Photo of me launching out of Wake Island on our way to Hawaii.

A picture of two of our aircraft over Wake Island after we circled around the island to join with the tankers that have just taken off.

Saturday, September 6, 2008

Paintball - Marine Corps Style

The squadron entered into a paintball tournament this weekend. It had been planned for the past 4 weeks. When the call came out for those that wanted to go at it you know who was one of the first to answer that call. The Hawks had four teams. The tournament was supposed to be base wide. Key word was supposed to.

What ended up happening was 8 Officers from the Hawks against 6 Marines I would classify as "paintball regulars." So, it was three hours of paintball action with just the two teams. The two extra players on our side made the engagement somewhat fair. Eventually we gave up one of ours to make the teams even. The battle finally ended with 4 of us Hawks remaining after the teams began to erode away. The last engagements were 2 v 2 and then finally a 1 v 1 v1 v 1 (aka all out brawl).

It was a blast, literally! I think I lost about 15 pounds in sweat and have about 15 purple-ish welts from the hard fought battles. I've not done too much paintball but it did remind me of all the times I played laser tag when I was younger. However, this time it was a little more painful when I got shot. Fortunately, I shot others more than they shot me.

Back in the Kuni

I made it back to Iwakuni about a week ago.
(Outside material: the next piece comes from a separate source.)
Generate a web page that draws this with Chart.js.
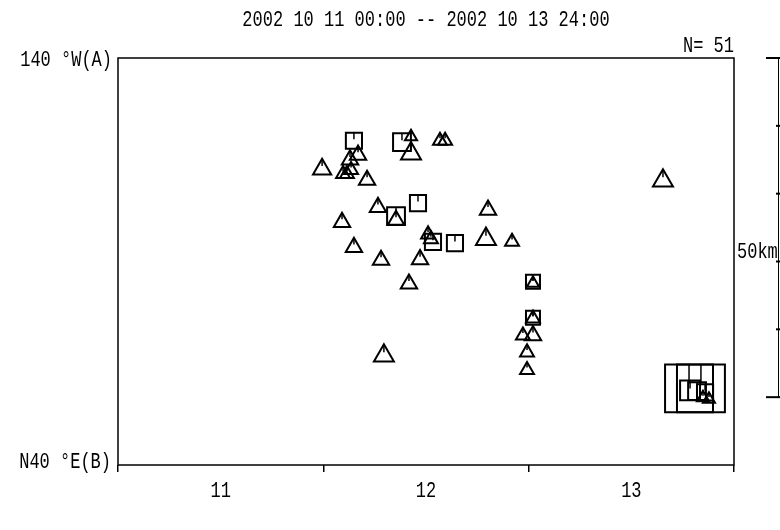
<!DOCTYPE html>
<html>
<head>
<meta charset="utf-8">
<script src="https://cdn.jsdelivr.net/npm/chart.js@4.4.0/dist/chart.umd.min.js"></script>
<style>
  html, body { margin: 0; padding: 0; background: #fff; }
</style>
</head>
<body>
<canvas id="chart" width="780" height="530"></canvas>
<script>
const titleText = "2002 10 11 00:00 -- 2002 10 13 24:00";
const countText = "N= 51";
const dayLabels = ["11", "12", "13"];
const endLabels = ["140 °W(A)", "N40 °E(B)"];
const sectionKm = 60;   // length of section A -> B
const barKm = 50;       // scale bar on the right

// triangles: time in days from 10/11 00:00, distance from A in km, magnitude class
const triTime = [0.994, 1.096, 1.115, 1.135, 1.130, 1.169, 1.213, 1.427, 1.427, 1.568, 1.593,
  1.266, 1.091, 1.354, 1.802, 1.149, 1.510, 1.524, 1.792, 1.281, 1.471, 1.417, 1.919,
  2.021, 2.021, 1.972, 2.021, 1.992, 1.992, 1.295, 2.654, 2.849, 2.878];
const triDist = [16.4, 17.1, 17.1, 16.5, 15.0, 14.3, 18.0, 11.6, 14.1, 12.2, 12.2,
  22.0, 24.2, 23.9, 22.4, 27.9, 26.0, 26.7, 26.7, 29.8, 29.7, 33.3, 27.1,
  33.2, 38.4, 40.9, 40.9, 43.4, 46.0, 43.9, 18.1, 50.1, 50.3];
const triMag = [3.0, 2.3, 2.3, 2.3, 2.7, 2.7, 2.7, 2.0, 3.3, 2.3, 2.3,
  2.7, 2.7, 2.7, 2.7, 2.7, 2.3, 2.3, 3.3, 2.7, 2.7, 2.7, 2.3,
  2.0, 2.3, 2.3, 2.7, 2.3, 2.3, 3.3, 3.3, 2.0, 2.0];

// squares
const sqTime = [1.149, 1.383, 1.461, 1.354, 1.534, 1.641, 2.021, 2.021, 2.781, 2.839, 2.786, 2.859, 2.820];
const sqDist = [12.2, 12.4, 21.4, 23.3, 27.1, 27.3, 33.0, 38.3, 48.7, 48.7, 49.0, 49.3, 49.1];
const sqMag = [3.8, 4.2, 3.8, 4.2, 3.8, 3.8, 3.3, 3.3, 11.3, 11.3, 4.7, 3.8, 4.2];

const FONT = "'Liberation Mono', 'DejaVu Sans Mono', monospace";

function toPoints(t, d) {
  return t.map((v, i) => ({ x: v, y: d[i] }));
}

// tall, narrow text like the original plotter font
function tallText(ctx, text, x, y, align) {
  ctx.save();
  ctx.translate(x, y);
  ctx.scale(1, 1.3);
  ctx.textAlign = align;
  ctx.textBaseline = "middle";
  ctx.fillText(text, 0, 0);
  ctx.restore();
}

const markTicks = {
  id: "markTicks",
  afterDatasetsDraw(chart) {
    const ctx = chart.ctx;
    ctx.save();
    ctx.strokeStyle = "#000";
    ctx.lineWidth = 1.5;
    chart.data.datasets.forEach((ds, di) => {
      chart.getDatasetMeta(di).data.forEach(el => {
        const r = el.options.radius;
        ctx.beginPath();
        if (ds.pointStyle === "rect") {
          const s = r * Math.SQRT1_2;
          ctx.moveTo(el.x, el.y - s);
          ctx.lineTo(el.x, el.y - s * 0.2);
        } else {
          ctx.moveTo(el.x, el.y - r);
          ctx.lineTo(el.x, el.y - r * 0.3);
        }
        ctx.stroke();
      });
    });
    ctx.restore();
  }
};

const frame = {
  id: "frame",
  afterDraw(chart) {
    const { ctx, chartArea: a } = chart;
    const xs = chart.scales.x;
    const ys = chart.scales.y;
    ctx.save();
    ctx.strokeStyle = "#000";
    ctx.fillStyle = "#000";
    ctx.lineWidth = 1.5;
    ctx.strokeRect(a.left, a.top, a.right - a.left, a.bottom - a.top);

    ctx.font = "17px " + FONT;
    tallText(ctx, titleText, (a.left + a.right) / 2, 20, "center");
    tallText(ctx, countText, a.right, 46, "right");
    tallText(ctx, endLabels[0], a.left - 6, ys.getPixelForValue(0) + 2, "right");
    tallText(ctx, endLabels[1], a.left - 7, ys.getPixelForValue(sectionKm) - 3, "right");
    dayLabels.forEach((lab, i) => {
      tallText(ctx, lab, xs.getPixelForValue(i + 0.5), a.bottom + 26, "center");
    });

    // scale bar
    const bx = 778.5;
    const y0 = ys.getPixelForValue(0);
    const y1 = ys.getPixelForValue(barKm);
    ctx.lineWidth = 1;
    ctx.beginPath();
    ctx.moveTo(bx, y0);
    ctx.lineTo(bx, y1);
    ctx.stroke();
    ctx.lineWidth = 2;
    for (let k = 0; k <= barKm; k += 10) {
      const py = ys.getPixelForValue(k);
      const len = (k === 0 || k === barKm) ? 14 : 4;
      ctx.beginPath();
      ctx.moveTo(780 - len, py);
      ctx.lineTo(780, py);
      ctx.stroke();
    }
    tallText(ctx, barKm + "km", a.right + 3, (y0 + y1) / 2 + 25, "left");
    ctx.restore();
  }
};

new Chart(document.getElementById("chart"), {
  type: "scatter",
  data: {
    datasets: [
      {
        label: "triangle",
        data: toPoints(triTime, triDist),
        pointStyle: "triangle",
        pointRadius: c => triMag[c.dataIndex] * 3.5,
        borderColor: "#000",
        backgroundColor: "rgba(0,0,0,0)",
        borderWidth: 2
      },
      {
        label: "square",
        data: toPoints(sqTime, sqDist),
        pointStyle: "rect",
        pointRadius: c => sqMag[c.dataIndex] * 3,
        borderColor: "#000",
        backgroundColor: "rgba(0,0,0,0)",
        borderWidth: 2
      }
    ]
  },
  options: {
    responsive: false,
    devicePixelRatio: 1,
    animation: false,
    layout: { padding: { left: 0, right: 46, top: 58, bottom: 0 } },
    plugins: {
      legend: { display: false },
      tooltip: { enabled: false }
    },
    scales: {
      x: {
        type: "linear",
        min: 0,
        max: 3,
        afterFit: s => { s.height = 65; },
        border: { display: false },
        grid: {
          drawOnChartArea: false,
          drawTicks: true,
          tickLength: 7,
          lineWidth: 1.5,
          color: c => (c.tick && c.tick.value % 1 === 0) ? "#000" : "rgba(0,0,0,0)"
        },
        ticks: {
          stepSize: 0.5,
          autoSkip: false,
          maxRotation: 0,
          font: { family: FONT, size: 17 },
          callback: () => ""
        }
      },
      y: {
        type: "linear",
        reverse: true,
        min: 0,
        max: sectionKm,
        afterFit: s => { s.width = 118; },
        afterBuildTicks: s => { s.ticks = [{ value: 0 }, { value: sectionKm }]; },
        border: { display: false },
        grid: { display: false },
        ticks: {
          font: { family: FONT, size: 17 },
          callback: () => ""
        }
      }
    }
  },
  plugins: [markTicks, frame]
});
</script>
</body>
</html>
The flights are slowing down and the focus of effort is getting ready to fly home. The jets are getting prepared for our Trans-Pacific flights' the aircrew are gearing up for the long, seemingly endless inflight refueling missions, and everyone is packing their gear.

This is my second deployment to the Western Pacific theater. However, this trip home will be different. Now that I am one of the more senior guys I will be flying every leg of the trip home. As an added bonus, we will not be flying to Guam as we usually do. This time we get to fly instead to Wake Island. There isn't much there, but as with most of the islands in the Pacific, it has historical significance. We usually fly over Wake and I have pictures of it from 25,000 feet up but have never stopped there. Not only is it exciting to see this new place, and to walk with the ghosts of the heroes of the past, it will also shorten the overall time it will take to get to Hawaii and thus allowing the blood to return to my rear end faster. The leg to and from Guam takes us out of the way and Wake is more of a direct route.

The squadron that will replace us on station is arriving shortly. They will assume our mission and we will stand relieve. Then, a little over a week, we will suit up and begin the voyage home. This is always the best part of deployments; heading home knowing that we have completed our mission and will soon be reunited with our families. Plus, getting to spend a couple days in Hawaii on the way back is not too bad either.